A mediados de los años 60 Umberto Eco provocó un intenso debate sobre la cultura de masas con su libro Apocalípticos e integrados. Los integrados ganaron la partida porque la cultura de masas acabó por imponerse y ahora no se entiende la producción intelectual sin su vertiente marketiniana. El éxito o el fracaso se miden en audiencias, seguidores, likes y, como consecuencia, ventas y beneficios.
La política ha adoptado los mismos canales de difusión (televisión, redes sociales, etc.) y clichés que la cultura de masas. La masificación ha llevado a la vulgarización y ha favorecido el crecimiento del populismo.
Hoy también podría decirse que existen dos corrientes de pensamiento. Los que opinan que estamos ante el inevitable asalto al poder de los partidos antisistema y los que pensamos que lo que ha ocurrido en los últimos tiempos no es más que un aviso de los ciudadanos a los viejos partidos, a la política hecha de espaldas a la calle.
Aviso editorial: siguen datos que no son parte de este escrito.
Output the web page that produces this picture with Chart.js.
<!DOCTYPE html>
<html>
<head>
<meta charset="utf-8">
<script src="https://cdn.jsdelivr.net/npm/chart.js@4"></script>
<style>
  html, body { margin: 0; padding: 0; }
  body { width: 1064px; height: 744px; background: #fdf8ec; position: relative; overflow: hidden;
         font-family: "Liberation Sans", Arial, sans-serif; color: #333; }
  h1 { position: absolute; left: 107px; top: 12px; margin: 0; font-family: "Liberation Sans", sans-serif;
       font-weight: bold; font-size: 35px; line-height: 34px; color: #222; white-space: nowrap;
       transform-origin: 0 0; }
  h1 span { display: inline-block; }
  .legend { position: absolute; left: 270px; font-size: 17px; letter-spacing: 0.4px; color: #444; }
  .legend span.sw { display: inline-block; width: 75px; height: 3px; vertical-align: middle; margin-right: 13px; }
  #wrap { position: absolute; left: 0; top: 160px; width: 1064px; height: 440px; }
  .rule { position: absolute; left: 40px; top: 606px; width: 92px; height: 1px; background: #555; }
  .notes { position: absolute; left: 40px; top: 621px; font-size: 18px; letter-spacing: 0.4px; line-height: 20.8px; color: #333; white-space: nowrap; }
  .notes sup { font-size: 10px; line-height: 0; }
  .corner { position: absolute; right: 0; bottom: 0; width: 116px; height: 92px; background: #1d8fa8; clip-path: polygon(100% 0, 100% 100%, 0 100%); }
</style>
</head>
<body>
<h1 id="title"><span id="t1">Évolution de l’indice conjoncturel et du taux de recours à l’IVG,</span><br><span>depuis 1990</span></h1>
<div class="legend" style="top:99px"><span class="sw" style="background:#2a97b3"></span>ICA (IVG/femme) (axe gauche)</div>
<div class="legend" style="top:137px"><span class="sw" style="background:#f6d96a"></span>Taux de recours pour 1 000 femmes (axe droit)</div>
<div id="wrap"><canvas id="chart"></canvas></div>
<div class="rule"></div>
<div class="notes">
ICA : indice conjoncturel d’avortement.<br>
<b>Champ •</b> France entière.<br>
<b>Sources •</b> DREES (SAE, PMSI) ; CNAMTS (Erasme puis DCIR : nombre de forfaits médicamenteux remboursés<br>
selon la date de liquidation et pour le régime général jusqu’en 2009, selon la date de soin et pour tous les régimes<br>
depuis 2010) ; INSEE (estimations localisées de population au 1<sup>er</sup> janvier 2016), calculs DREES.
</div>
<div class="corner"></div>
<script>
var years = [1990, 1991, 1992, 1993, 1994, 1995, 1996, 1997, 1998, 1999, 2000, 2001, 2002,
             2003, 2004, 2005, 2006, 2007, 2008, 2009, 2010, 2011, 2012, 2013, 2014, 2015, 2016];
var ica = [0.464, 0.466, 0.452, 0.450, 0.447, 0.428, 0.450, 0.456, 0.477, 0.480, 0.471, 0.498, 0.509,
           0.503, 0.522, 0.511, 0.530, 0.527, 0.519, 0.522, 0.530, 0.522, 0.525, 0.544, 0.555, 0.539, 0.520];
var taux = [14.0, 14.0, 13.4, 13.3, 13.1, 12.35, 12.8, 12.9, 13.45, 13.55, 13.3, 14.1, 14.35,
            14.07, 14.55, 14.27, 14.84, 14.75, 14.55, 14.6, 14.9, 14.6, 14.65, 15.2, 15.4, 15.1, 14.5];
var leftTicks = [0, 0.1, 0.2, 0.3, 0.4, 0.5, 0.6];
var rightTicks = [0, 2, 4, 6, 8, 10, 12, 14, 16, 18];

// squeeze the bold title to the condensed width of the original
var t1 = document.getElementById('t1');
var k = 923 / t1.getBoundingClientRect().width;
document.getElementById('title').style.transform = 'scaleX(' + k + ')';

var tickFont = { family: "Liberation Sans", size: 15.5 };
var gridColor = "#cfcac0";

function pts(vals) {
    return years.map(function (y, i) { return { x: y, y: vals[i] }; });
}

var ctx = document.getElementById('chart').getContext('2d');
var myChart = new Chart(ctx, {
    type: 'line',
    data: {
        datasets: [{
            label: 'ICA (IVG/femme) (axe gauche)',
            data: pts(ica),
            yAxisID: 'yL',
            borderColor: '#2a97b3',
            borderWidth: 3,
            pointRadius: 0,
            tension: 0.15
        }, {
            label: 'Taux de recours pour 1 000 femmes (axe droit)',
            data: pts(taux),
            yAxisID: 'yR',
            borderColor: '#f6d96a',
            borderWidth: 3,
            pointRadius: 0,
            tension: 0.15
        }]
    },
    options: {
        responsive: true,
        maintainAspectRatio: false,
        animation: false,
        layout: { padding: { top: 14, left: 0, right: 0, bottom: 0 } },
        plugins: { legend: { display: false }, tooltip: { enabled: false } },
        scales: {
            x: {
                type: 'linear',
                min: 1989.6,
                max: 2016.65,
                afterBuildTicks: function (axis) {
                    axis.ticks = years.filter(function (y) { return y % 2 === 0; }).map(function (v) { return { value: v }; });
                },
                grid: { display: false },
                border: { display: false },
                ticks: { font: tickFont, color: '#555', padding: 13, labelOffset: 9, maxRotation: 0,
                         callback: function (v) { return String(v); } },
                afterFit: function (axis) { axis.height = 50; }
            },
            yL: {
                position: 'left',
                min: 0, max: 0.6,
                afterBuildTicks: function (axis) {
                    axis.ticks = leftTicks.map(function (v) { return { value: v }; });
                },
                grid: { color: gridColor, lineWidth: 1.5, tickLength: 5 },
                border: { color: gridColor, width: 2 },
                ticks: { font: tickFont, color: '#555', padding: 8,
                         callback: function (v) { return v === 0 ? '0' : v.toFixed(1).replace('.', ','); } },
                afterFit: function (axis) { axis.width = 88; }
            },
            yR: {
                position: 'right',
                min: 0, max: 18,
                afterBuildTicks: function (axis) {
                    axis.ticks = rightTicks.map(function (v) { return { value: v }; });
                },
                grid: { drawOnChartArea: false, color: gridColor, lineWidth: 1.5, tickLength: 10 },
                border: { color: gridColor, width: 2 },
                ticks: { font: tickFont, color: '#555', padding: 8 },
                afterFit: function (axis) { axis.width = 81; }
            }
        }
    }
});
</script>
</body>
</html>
Es decir, los que creemos que todavía se puede reaccionar.
Los primeros, los neoapocalípticos, tienen buenos argumentos a su favor: la victoria de Donald Trump, el brexit, el fracaso del referéndum impulsado por Matteo Renzi en Italia, el irresistible ascenso de Marine Le Pen, etc. En España se fijan en el posible sorpasso de Podemos al PSOE.
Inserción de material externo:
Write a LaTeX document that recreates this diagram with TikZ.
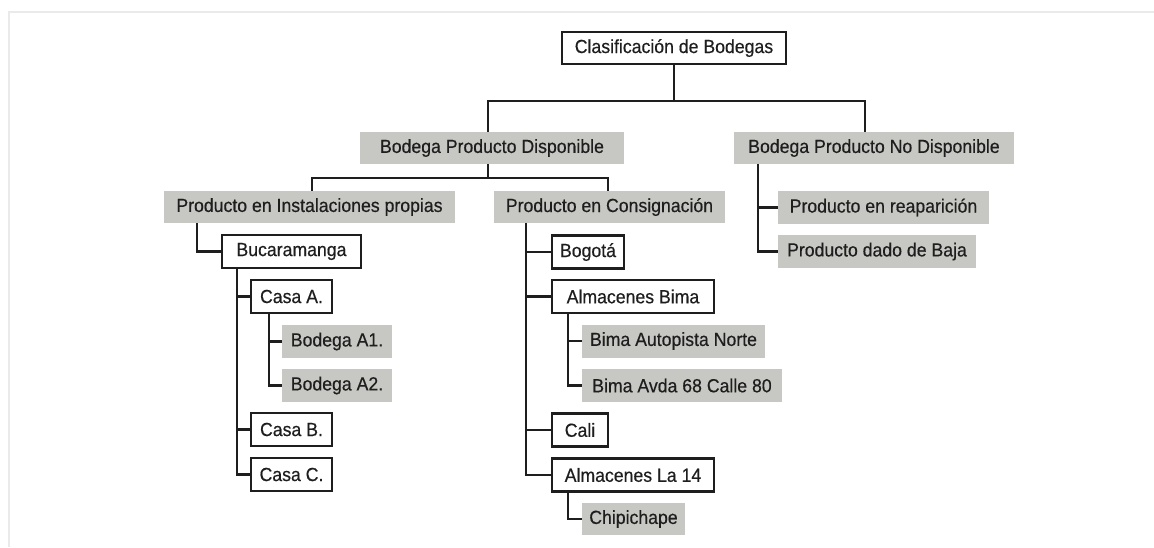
\documentclass[tikz,border=0pt]{standalone}
\usepackage{fontspec}
\setmainfont{Liberation Sans}[FakeBold=0.4,FakeStretch=0.93]
\definecolor{ink}{RGB}{30,30,30}
\definecolor{shade}{RGB}{199,199,195}
\definecolor{frame}{RGB}{234,234,234}
\begin{document}
\begin{tikzpicture}[x=1pt,y=-1pt,
  every node/.style={inner sep=0pt, outer sep=0pt, font=\fontsize{19}{22}\selectfont, text=ink, minimum height=33pt},
  wbox/.style={draw=ink, line width=2.2pt, fill=white},
  gbox/.style={fill=shade},
  conn/.style={draw=ink, line width=2.2pt}]
\useasboundingbox (0,0) rectangle (1154,547);
% outer frame
\draw[frame, line width=1.2pt] (1154,12) -- (9,12) -- (9,547);

% level 0 and 1
\node[wbox, minimum width=224pt, minimum height=32pt] (root) at (674,48) {Clasificación de Bodegas};
\node[gbox, minimum width=264pt, minimum height=32pt] (bpd) at (492,148) {Bodega Producto Disponible};
\node[gbox, minimum width=280pt, minimum height=32pt] (bpnd) at (874,148) {Bodega Producto No Disponible};

% level 2
\node[gbox, minimum width=291pt, minimum height=32pt] (pip) at (309.5,207) {Producto en Instalaciones propias};
\node[gbox, minimum width=231pt, minimum height=32pt] (pec) at (609.5,207) {Producto en Consignación};
\node[gbox, minimum width=211pt] (prep) at (883.5,207.5) {Producto en reaparición};
\node[gbox, minimum width=198pt] (pbaja) at (877,251.5) {Producto dado de Baja};

% own premises
\node[wbox, minimum width=139pt] (buc) at (291.5,251.5) {Bucaramanga};
\node[wbox, minimum width=81pt] (casaA) at (291.5,296.5) {Casa A.};
\node[gbox, minimum width=110pt] (bodA1) at (337,341.5) {Bodega A1.};
\node[gbox, minimum width=110pt] (bodA2) at (337,385.5) {Bodega A2.};
\node[wbox, minimum width=81pt] (casaB) at (291.5,429.5) {Casa B.};
\node[wbox, minimum width=81pt] (casaC) at (291.5,474.5) {Casa C.};

% consignment
\node[wbox, minimum width=72pt] (bog) at (588,252) {Bogotá};
\node[wbox, minimum width=162pt] (bima) at (633,296.5) {Almacenes Bima};
\node[gbox, minimum width=183pt] (bimaN) at (673.5,341) {Bima Autopista Norte};
\node[gbox, minimum width=200pt] (bimaA) at (682,385.5) {Bima Avda 68 Calle 80};
\node[wbox, minimum width=56pt] (cali) at (580,430) {Cali};
\node[wbox, minimum width=162pt] (la14) at (633,475) {Almacenes La 14};
\node[gbox, minimum width=103pt, minimum height=32pt] (chip) at (633.5,519) {Chipichape};

% connectors
\draw[conn] (root.south) -- ++(0,37) -| ([xshift=-4pt]bpd.north);
\draw[conn] (root.south) -- ++(0,37) -| ([xshift=-9pt]bpnd.north);
\draw[conn] ([xshift=-4pt]bpd.south) -- ++(0,14) -| ([xshift=2.5pt]pip.north);
\draw[conn] ([xshift=-4pt]bpd.south) -- ++(0,14) -| ([xshift=-1.5pt]pec.north);
\draw[conn] ([xshift=24pt]bpnd.south west) |- (prep.west);
\draw[conn] ([xshift=24pt]bpnd.south west) |- (pbaja.west);

\draw[conn] ([xshift=33pt]pip.south west) |- (buc.west);
\draw[conn] ([xshift=15pt]buc.south west) |- (casaA.west);
\draw[conn] ([xshift=15pt]buc.south west) |- (casaB.west);
\draw[conn] ([xshift=15pt]buc.south west) |- (casaC.west);
\draw[conn] ([xshift=18pt]casaA.south west) |- (bodA1.west);
\draw[conn] ([xshift=18pt]casaA.south west) |- (bodA2.west);

\draw[conn] ([xshift=32pt]pec.south west) |- (bog.west);
\draw[conn] ([xshift=32pt]pec.south west) |- (bima.west);
\draw[conn] ([xshift=32pt]pec.south west) |- (cali.west);
\draw[conn] ([xshift=32pt]pec.south west) |- (la14.west);
\draw[conn] ([xshift=16pt]bima.south west) |- (bimaN.west);
\draw[conn] ([xshift=16pt]bima.south west) |- (bimaA.west);
\draw[conn] ([xshift=16pt]la14.south west) |- (chip.west);
\end{tikzpicture}
\end{document}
Lo que se está midiendo, en realidad, es la capacidad del sistema (el capitalismo de Estado y democrático) para regenerarse. La irrupción de la socialdemocracia al terminar la Segunda Guerra Mundial no llevó a la derrota del capitalismo, sino a su mutación, al incorporar postulados tradicionales de la izquierda: seguridad social, educación y sanidad pública, etc. El estado de bienestar ha pasado de ser una bandera propia de la socialdemocracia a formar parte acervo de los grandes partidos europeos.
El centro derecha (tanto en Francia como en Alemania y España) han ganado las elecciones sobre la base de que sus medidas económicas (el crecimiento sostenido y el control del déficit público) son la mejor garantía para mantener ese estado de bienestar, no defendiendo su desmantelamiento.
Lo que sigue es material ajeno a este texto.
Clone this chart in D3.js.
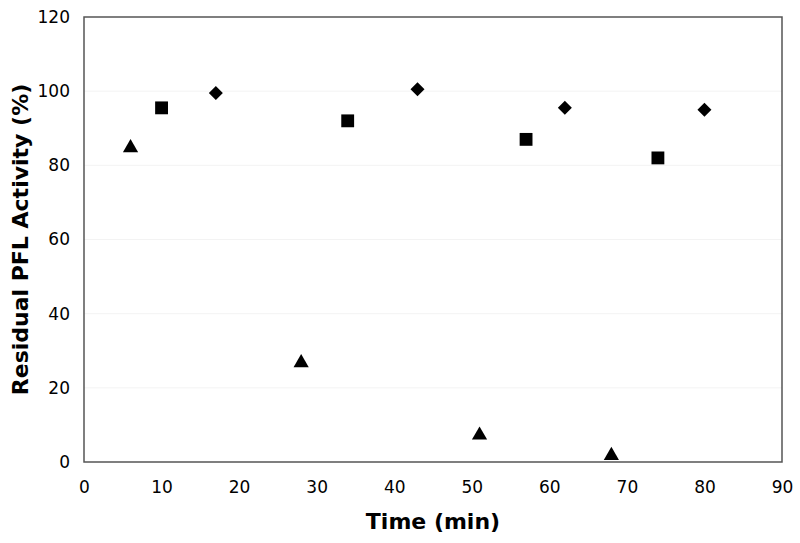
<!DOCTYPE html>
<html><head><meta charset="utf-8">
<script src="https://cdn.jsdelivr.net/npm/d3@7"></script>
<style>body{margin:0;background:#fff}</style>
</head><body>
<svg id="c" width="800" height="543"></svg>
<script>
const triangleX = [6, 28, 51, 68];
const triangleY = [85, 27, 7.5, 2];
const squareX = [10, 34, 57, 74];
const squareY = [95.5, 92, 87, 82];
const diamondX = [17, 43, 62, 80];
const diamondY = [99.5, 100.5, 95.5, 95];
const xTicks = [0, 10, 20, 30, 40, 50, 60, 70, 80, 90];
const yTicks = [0, 20, 40, 60, 80, 100, 120];

const svg = d3.select("#c");
const m = {l: 84, t: 17, r: 782, b: 462};
const x = d3.scaleLinear().domain([0, 90]).range([m.l, m.r]);
const y = d3.scaleLinear().domain([0, 120]).range([m.b, m.t]);
const font = "Verdana, 'DejaVu Sans', sans-serif";

// gridlines
svg.append("g").selectAll("line").data(yTicks.filter(d => d > 0 && d < 120)).join("line")
  .attr("x1", m.l).attr("x2", m.r).attr("y1", d => y(d)).attr("y2", d => y(d))
  .attr("stroke", "#f3f3f3").attr("stroke-width", 1);

// frame
svg.append("rect").attr("x", m.l).attr("y", m.t).attr("width", m.r - m.l).attr("height", m.b - m.t)
  .attr("fill", "none").attr("stroke", "#555").attr("stroke-width", 1.5);

// axes
const xa = svg.append("g").attr("transform", `translate(0,${m.b})`)
  .call(d3.axisBottom(x).tickValues(xTicks).tickSize(0).tickPadding(19).tickFormat(d3.format("d")));
const ya = svg.append("g").attr("transform", `translate(${m.l},0)`)
  .call(d3.axisLeft(y).tickValues(yTicks).tickSize(0).tickPadding(14).tickFormat(d3.format("d")));
[xa, ya].forEach(a => {
  a.select(".domain").remove();
  a.selectAll("text").attr("font-family", font).attr("font-size", 17).attr("fill", "#000");
});

// markers
const sym = (type, size) => d3.symbol().type(type).size(size)();
const zip = (xs, ys) => xs.map((v, i) => [v, ys[i]]);
svg.append("g").selectAll("path").data(zip(triangleX, triangleY)).join("path")
  .attr("d", sym(d3.symbolTriangle, 100))
  .attr("transform", d => `translate(${x(d[0])},${y(d[1]) + 1})`).attr("fill", "#000");
svg.append("g").selectAll("path").data(zip(squareX, squareY)).join("path")
  .attr("d", sym(d3.symbolSquare, 165))
  .attr("transform", d => `translate(${x(d[0])},${y(d[1])})`).attr("fill", "#000");
svg.append("g").selectAll("path").data(zip(diamondX, diamondY)).join("path")
  .attr("d", sym(d3.symbolSquare, 98))
  .attr("transform", d => `translate(${x(d[0])},${y(d[1])}) rotate(45)`).attr("fill", "#000");

// titles
svg.append("text").attr("x", (m.l + m.r) / 2).attr("y", 529).attr("text-anchor", "middle")
  .attr("font-family", font).attr("font-weight", "bold").attr("font-size", 22).text("Time (min)");
svg.append("text").attr("transform", `translate(28,${(m.t + m.b) / 2 + 0}) rotate(-90)`).attr("text-anchor", "middle")
  .attr("font-family", font).attr("font-weight", "bold").attr("font-size", 22).text("Residual PFL Activity (%)");
</script>
</body></html>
El populismo sólo puede ganar sobre la base de una profunda quiebra social. Estamos muy lejos de ese escenario
El populismo de derechas echa sus raíces en el miedo: miedo a que los extranjeros quiten puestos de trabajo a los nacionales; miedo al terrorismo yihadista; miedo a la pérdida de identidad cultural. Por ello, el populismo de derechas lleva inexorablemente al nacionalismo, al euroescepticismo. El populismo de izquierdas (Podemos, Syriza, etc) se alimenta de la crisis económica, de la desigualdad y de la corrupción. El capitalismo, para esos partidos, deviene en el gran satán, en el verdadero y único responsable de la pobreza y de las guerras. Desgraciadamente para Podemos, Alexis Tsipras ganó las elecciones en Grecia y la única forma que tuvo de mantenerse en el poder fue traicionar sus promesas, como la salida del euro, y la adopción de políticas económicas realistas.
También para desgracia de Podemos, el PSOE (al contrario de lo que le sucedió al PASOK) no se ha hundido y las medidas aplicadas por el PP están dando resultados, tangibles en el crecimiento y la recuperación del empleo.
El margen de maniobra de los apocalípticos crece en relación directa a la incapacidad de los grandes partidos para dar respuesta a las necesidades de los ciudadanos. 2017 es un año clave para determinar quién ganará ese pulso en España y en Europa. El populismo (eso es una constante histórica) sólo puede ganar sobre la base de una profunda quiebra social. Por el momento, estamos muy lejos de ese escenario.